Goal
Check every line of the entries for "code", and copy the lines that hold it.
────
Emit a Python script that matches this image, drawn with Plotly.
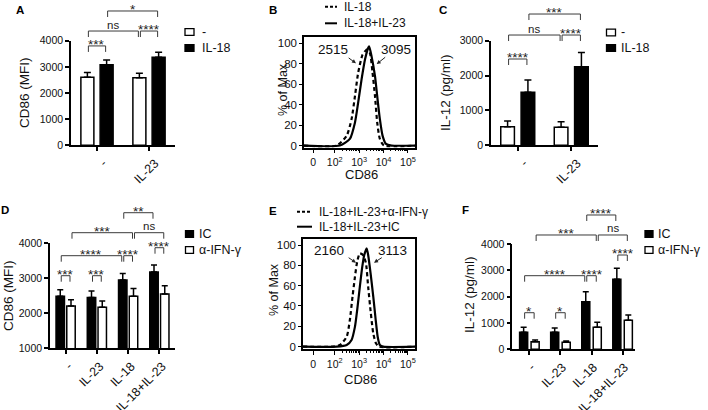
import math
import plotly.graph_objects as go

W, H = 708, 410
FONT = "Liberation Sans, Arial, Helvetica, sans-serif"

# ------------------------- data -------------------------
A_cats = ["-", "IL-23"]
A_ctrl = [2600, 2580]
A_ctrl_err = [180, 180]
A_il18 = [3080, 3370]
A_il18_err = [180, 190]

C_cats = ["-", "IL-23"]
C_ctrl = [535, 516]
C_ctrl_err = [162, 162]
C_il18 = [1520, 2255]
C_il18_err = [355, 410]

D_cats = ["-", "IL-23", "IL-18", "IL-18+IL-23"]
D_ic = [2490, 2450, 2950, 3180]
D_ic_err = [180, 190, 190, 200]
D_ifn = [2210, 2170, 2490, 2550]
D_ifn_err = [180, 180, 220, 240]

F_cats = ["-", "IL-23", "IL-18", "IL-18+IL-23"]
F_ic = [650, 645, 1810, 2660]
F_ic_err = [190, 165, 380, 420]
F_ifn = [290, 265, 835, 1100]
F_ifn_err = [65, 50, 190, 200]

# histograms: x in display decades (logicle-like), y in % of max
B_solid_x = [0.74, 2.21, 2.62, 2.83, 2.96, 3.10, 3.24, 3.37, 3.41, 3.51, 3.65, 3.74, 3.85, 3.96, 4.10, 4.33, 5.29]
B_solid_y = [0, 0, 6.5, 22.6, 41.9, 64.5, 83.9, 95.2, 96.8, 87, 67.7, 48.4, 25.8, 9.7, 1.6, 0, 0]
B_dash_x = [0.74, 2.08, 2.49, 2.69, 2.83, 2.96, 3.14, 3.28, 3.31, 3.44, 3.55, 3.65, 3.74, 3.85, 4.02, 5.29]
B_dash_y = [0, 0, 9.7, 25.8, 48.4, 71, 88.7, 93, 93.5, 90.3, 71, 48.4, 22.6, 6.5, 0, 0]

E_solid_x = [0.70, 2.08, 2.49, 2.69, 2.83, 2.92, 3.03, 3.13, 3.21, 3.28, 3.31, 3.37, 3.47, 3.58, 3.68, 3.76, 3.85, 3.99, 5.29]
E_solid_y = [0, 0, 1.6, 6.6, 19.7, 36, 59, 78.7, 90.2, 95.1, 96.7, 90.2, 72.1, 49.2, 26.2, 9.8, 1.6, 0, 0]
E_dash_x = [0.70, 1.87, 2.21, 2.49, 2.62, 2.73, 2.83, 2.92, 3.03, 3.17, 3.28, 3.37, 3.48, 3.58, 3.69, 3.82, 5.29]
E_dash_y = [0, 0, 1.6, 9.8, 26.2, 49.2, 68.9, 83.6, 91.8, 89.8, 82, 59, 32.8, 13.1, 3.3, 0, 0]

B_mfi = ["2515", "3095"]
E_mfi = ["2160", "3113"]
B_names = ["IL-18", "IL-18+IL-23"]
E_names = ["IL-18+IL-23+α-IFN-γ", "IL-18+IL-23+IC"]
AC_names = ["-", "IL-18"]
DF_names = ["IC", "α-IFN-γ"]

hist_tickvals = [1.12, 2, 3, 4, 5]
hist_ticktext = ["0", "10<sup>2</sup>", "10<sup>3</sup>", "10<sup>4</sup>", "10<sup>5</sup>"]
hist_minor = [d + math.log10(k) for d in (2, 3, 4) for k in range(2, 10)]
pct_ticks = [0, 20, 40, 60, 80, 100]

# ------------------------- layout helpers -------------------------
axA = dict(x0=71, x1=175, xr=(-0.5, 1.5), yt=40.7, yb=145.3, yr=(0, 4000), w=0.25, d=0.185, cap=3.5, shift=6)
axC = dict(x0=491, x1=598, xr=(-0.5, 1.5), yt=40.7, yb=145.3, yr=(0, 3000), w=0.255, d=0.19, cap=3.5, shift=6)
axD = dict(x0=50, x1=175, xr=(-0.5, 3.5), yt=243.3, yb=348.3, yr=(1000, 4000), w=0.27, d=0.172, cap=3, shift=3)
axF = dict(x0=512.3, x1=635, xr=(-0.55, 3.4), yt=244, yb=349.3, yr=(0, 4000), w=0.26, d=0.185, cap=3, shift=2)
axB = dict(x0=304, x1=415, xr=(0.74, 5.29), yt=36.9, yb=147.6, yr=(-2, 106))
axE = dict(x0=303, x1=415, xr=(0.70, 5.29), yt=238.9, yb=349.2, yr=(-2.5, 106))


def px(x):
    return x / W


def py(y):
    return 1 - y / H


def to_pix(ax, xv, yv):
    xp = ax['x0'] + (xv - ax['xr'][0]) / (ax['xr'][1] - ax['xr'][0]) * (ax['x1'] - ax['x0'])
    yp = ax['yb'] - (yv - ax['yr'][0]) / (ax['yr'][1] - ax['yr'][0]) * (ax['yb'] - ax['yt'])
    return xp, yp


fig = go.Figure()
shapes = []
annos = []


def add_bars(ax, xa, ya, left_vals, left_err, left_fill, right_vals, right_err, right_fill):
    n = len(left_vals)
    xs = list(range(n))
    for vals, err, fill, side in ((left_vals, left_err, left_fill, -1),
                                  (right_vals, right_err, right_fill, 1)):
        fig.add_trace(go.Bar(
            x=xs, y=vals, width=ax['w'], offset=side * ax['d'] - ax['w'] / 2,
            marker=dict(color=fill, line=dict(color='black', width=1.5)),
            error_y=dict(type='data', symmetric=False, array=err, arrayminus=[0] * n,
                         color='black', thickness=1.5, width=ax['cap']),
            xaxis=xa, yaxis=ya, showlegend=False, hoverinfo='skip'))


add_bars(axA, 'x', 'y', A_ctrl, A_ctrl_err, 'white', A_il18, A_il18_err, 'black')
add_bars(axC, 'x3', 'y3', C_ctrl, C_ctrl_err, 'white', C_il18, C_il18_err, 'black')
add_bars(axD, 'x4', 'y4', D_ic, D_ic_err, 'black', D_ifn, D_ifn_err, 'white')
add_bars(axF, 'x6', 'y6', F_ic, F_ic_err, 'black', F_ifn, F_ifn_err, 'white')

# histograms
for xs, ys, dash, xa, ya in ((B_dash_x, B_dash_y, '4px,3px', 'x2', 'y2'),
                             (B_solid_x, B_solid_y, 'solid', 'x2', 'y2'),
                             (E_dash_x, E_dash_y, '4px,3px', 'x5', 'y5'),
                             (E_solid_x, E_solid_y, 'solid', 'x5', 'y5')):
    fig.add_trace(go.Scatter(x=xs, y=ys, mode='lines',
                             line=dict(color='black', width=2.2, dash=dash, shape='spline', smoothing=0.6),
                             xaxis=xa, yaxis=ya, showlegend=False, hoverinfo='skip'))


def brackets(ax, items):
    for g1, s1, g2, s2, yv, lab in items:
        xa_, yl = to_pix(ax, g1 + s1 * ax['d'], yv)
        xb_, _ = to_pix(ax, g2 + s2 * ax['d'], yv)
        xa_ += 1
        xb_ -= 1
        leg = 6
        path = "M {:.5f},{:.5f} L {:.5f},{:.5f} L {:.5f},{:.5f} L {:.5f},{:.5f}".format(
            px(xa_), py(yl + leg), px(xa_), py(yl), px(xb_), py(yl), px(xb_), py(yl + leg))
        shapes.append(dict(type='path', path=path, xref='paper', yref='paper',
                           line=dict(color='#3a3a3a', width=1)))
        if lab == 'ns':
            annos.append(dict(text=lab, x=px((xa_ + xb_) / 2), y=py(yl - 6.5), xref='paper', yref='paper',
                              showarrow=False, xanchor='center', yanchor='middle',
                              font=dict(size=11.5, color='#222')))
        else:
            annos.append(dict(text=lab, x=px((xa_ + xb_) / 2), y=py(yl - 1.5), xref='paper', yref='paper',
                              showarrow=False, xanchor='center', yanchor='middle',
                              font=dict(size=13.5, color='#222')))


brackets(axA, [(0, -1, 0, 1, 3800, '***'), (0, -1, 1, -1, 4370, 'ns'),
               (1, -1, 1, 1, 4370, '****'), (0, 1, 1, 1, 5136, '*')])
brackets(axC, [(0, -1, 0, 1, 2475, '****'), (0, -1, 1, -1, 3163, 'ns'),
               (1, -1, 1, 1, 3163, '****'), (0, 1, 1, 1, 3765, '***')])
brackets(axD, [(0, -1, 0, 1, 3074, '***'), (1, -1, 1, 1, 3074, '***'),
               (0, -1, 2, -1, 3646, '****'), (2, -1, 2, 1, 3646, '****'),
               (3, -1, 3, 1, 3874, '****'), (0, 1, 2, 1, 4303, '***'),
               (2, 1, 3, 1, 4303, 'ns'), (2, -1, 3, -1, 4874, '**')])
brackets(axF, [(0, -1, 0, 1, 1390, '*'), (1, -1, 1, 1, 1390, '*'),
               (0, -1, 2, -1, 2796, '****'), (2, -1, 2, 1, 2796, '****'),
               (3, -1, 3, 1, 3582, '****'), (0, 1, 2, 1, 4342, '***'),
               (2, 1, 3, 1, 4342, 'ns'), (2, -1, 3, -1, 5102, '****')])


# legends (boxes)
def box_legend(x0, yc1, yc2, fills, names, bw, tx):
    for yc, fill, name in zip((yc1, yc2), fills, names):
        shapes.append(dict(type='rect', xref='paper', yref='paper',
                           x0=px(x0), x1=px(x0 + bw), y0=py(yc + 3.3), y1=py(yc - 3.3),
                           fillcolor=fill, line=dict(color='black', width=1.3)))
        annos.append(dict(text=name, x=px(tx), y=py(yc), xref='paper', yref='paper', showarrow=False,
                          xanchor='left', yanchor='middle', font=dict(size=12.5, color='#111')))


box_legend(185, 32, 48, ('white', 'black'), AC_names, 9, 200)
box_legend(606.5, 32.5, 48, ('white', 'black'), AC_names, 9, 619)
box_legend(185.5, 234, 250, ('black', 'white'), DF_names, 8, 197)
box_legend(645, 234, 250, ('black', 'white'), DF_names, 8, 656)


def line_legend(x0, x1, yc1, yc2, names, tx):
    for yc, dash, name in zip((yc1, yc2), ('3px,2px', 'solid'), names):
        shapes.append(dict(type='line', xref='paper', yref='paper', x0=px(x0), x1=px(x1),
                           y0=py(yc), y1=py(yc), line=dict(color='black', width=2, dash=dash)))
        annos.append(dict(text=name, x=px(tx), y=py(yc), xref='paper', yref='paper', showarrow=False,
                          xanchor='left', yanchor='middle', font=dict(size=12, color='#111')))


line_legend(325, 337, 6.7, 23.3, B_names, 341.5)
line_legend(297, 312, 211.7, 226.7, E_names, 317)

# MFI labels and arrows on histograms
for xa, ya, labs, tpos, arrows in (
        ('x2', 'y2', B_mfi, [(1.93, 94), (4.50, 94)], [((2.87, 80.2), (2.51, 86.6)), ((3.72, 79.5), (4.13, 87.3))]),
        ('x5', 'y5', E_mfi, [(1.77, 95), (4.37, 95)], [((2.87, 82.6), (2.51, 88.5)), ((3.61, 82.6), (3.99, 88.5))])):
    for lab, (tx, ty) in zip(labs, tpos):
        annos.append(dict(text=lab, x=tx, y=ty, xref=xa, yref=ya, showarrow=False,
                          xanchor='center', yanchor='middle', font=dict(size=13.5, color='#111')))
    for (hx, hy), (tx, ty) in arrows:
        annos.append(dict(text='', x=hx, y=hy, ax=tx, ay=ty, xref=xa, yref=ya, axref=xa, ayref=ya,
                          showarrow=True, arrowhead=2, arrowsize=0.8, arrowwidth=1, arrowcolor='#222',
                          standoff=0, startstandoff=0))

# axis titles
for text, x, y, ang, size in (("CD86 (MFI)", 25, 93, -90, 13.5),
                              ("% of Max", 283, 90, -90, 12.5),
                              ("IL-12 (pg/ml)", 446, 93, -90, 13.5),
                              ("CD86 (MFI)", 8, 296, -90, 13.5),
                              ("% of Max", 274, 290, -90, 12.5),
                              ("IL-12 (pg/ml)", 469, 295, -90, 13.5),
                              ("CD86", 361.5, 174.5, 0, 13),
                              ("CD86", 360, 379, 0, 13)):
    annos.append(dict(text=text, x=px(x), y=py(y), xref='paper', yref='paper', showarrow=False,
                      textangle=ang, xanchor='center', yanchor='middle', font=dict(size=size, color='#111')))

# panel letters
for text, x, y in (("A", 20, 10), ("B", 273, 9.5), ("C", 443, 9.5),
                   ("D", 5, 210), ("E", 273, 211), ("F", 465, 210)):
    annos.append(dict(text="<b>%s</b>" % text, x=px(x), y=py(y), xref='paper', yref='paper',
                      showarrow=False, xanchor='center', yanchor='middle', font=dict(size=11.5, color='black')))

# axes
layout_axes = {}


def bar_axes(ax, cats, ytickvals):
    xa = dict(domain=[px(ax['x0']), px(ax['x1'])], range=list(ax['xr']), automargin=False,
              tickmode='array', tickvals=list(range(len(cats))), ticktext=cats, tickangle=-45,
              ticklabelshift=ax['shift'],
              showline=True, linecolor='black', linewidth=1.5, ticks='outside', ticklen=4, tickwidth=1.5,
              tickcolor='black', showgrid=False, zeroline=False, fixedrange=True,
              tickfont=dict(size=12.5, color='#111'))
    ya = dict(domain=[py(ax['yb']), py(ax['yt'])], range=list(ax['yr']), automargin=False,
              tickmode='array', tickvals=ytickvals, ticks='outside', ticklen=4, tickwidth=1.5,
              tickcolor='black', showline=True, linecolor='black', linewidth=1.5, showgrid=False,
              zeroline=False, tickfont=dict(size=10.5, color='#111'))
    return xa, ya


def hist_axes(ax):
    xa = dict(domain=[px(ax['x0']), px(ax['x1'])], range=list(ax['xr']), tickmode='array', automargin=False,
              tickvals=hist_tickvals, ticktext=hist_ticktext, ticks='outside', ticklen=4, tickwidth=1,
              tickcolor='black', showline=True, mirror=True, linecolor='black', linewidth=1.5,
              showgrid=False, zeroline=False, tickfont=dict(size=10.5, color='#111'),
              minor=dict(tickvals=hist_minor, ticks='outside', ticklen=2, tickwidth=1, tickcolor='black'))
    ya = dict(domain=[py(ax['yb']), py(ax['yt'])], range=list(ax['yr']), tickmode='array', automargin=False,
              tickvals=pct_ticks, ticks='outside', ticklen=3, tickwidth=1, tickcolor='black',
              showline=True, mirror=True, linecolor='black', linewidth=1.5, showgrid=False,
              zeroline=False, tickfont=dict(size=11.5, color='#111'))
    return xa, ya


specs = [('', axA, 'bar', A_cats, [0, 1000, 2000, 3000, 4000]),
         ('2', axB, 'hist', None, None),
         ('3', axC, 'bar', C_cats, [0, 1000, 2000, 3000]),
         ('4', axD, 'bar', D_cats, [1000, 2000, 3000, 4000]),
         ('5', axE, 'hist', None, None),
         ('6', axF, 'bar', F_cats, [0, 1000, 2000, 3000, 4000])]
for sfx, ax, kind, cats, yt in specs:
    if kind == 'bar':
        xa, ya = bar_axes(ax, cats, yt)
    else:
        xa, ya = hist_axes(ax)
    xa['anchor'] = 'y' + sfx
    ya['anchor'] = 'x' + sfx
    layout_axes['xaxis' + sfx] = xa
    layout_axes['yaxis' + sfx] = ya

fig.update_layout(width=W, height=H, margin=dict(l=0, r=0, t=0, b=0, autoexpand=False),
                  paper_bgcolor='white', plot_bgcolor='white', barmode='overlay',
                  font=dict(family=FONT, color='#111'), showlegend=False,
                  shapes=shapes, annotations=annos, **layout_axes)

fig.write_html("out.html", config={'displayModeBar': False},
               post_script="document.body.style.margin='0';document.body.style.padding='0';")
────
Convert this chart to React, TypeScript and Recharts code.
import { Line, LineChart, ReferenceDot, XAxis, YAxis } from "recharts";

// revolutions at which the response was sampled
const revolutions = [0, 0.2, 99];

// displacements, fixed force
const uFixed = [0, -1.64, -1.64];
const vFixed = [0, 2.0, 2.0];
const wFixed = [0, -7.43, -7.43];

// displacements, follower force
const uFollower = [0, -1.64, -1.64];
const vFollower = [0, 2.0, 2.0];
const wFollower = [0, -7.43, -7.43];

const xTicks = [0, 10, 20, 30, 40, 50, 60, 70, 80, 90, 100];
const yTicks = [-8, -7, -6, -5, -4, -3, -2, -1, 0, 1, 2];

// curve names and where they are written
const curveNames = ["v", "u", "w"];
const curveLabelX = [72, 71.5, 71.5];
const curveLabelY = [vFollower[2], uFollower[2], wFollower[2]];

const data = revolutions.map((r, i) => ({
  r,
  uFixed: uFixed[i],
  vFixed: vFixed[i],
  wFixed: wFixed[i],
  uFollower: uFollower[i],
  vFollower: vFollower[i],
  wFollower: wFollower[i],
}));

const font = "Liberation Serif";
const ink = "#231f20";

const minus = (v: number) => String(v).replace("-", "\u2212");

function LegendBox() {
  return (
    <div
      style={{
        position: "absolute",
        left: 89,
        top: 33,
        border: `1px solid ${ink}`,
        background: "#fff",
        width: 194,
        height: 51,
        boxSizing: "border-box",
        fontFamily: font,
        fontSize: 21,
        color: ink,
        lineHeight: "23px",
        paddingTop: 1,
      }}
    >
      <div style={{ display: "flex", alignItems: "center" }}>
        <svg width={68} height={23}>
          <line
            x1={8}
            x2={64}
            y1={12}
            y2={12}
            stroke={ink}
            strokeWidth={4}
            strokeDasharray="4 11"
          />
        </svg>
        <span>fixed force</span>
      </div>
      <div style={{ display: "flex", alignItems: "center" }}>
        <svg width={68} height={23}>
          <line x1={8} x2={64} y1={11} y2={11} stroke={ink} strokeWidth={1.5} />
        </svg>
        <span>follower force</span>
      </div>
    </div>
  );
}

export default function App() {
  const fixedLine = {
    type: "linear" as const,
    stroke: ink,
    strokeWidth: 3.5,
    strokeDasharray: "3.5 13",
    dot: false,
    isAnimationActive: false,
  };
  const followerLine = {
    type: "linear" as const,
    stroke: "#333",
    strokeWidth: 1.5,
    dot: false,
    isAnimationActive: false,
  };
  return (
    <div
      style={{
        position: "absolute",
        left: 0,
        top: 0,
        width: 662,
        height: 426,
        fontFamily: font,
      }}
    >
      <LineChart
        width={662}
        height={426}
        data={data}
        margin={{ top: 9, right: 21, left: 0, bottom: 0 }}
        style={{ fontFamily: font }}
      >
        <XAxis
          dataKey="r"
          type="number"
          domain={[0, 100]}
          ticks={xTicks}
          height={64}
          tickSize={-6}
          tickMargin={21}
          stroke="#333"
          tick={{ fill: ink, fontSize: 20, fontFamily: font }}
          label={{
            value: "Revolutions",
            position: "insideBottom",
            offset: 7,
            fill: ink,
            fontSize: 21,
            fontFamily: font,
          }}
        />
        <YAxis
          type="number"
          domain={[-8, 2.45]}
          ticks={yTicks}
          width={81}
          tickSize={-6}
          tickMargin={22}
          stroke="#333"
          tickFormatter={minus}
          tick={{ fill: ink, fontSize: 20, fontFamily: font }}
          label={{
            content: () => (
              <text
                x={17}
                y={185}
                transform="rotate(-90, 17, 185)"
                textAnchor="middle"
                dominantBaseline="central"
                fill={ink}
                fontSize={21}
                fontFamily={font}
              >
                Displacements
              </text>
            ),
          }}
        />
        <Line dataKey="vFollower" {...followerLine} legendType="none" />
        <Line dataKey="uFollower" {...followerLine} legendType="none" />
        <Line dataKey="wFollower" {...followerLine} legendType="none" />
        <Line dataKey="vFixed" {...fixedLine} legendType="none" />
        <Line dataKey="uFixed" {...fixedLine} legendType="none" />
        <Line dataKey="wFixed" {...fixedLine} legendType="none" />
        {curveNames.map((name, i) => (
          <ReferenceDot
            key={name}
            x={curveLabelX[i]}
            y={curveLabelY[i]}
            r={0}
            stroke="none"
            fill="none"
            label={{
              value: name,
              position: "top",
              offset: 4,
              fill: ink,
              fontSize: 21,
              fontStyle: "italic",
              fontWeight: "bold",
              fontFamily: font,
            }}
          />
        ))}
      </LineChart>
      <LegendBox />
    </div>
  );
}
────
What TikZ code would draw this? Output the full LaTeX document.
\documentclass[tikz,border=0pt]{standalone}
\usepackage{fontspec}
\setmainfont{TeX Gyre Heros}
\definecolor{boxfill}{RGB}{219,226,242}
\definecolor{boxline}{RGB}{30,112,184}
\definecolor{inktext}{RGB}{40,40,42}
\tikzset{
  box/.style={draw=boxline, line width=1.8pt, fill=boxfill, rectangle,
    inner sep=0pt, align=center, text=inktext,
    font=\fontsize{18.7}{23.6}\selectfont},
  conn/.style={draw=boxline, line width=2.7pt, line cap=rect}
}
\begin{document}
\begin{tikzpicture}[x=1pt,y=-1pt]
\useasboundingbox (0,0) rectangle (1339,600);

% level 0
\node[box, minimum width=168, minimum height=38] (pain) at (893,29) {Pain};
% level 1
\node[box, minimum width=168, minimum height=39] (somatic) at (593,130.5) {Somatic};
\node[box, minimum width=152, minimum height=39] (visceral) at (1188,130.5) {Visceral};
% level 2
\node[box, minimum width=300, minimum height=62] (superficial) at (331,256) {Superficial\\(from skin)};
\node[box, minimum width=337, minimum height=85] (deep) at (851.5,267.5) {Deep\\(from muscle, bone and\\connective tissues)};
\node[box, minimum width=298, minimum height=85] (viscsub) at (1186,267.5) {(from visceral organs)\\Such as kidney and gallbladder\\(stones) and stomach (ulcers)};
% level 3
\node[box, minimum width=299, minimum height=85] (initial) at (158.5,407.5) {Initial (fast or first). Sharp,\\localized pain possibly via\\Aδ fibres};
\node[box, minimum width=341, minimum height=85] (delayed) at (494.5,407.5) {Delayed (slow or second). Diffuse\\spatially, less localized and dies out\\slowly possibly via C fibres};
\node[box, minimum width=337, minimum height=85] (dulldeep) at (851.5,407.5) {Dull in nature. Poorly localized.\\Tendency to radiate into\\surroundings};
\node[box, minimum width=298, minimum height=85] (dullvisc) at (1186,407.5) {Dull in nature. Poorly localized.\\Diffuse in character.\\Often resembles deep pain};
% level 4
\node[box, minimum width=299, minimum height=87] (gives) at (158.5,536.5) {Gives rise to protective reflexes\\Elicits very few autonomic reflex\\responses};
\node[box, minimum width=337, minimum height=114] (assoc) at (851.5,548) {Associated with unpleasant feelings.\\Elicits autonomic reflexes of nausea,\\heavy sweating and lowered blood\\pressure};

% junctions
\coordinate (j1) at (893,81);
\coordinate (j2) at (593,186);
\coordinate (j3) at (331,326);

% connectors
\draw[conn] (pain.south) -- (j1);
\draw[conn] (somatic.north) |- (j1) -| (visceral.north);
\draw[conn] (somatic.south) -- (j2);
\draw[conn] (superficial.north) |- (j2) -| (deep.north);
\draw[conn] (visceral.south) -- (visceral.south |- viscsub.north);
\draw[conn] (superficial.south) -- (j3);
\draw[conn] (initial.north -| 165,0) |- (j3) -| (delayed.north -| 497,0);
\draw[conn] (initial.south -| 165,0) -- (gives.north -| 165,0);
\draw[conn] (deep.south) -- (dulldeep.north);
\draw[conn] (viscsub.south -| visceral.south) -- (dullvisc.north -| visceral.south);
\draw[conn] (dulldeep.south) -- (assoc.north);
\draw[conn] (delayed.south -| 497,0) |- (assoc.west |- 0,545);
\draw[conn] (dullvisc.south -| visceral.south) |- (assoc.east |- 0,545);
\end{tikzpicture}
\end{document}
────
Solution below
Convert this chart to React, TypeScript and Recharts code.
What TikZ code would draw this? Output the full LaTeX document.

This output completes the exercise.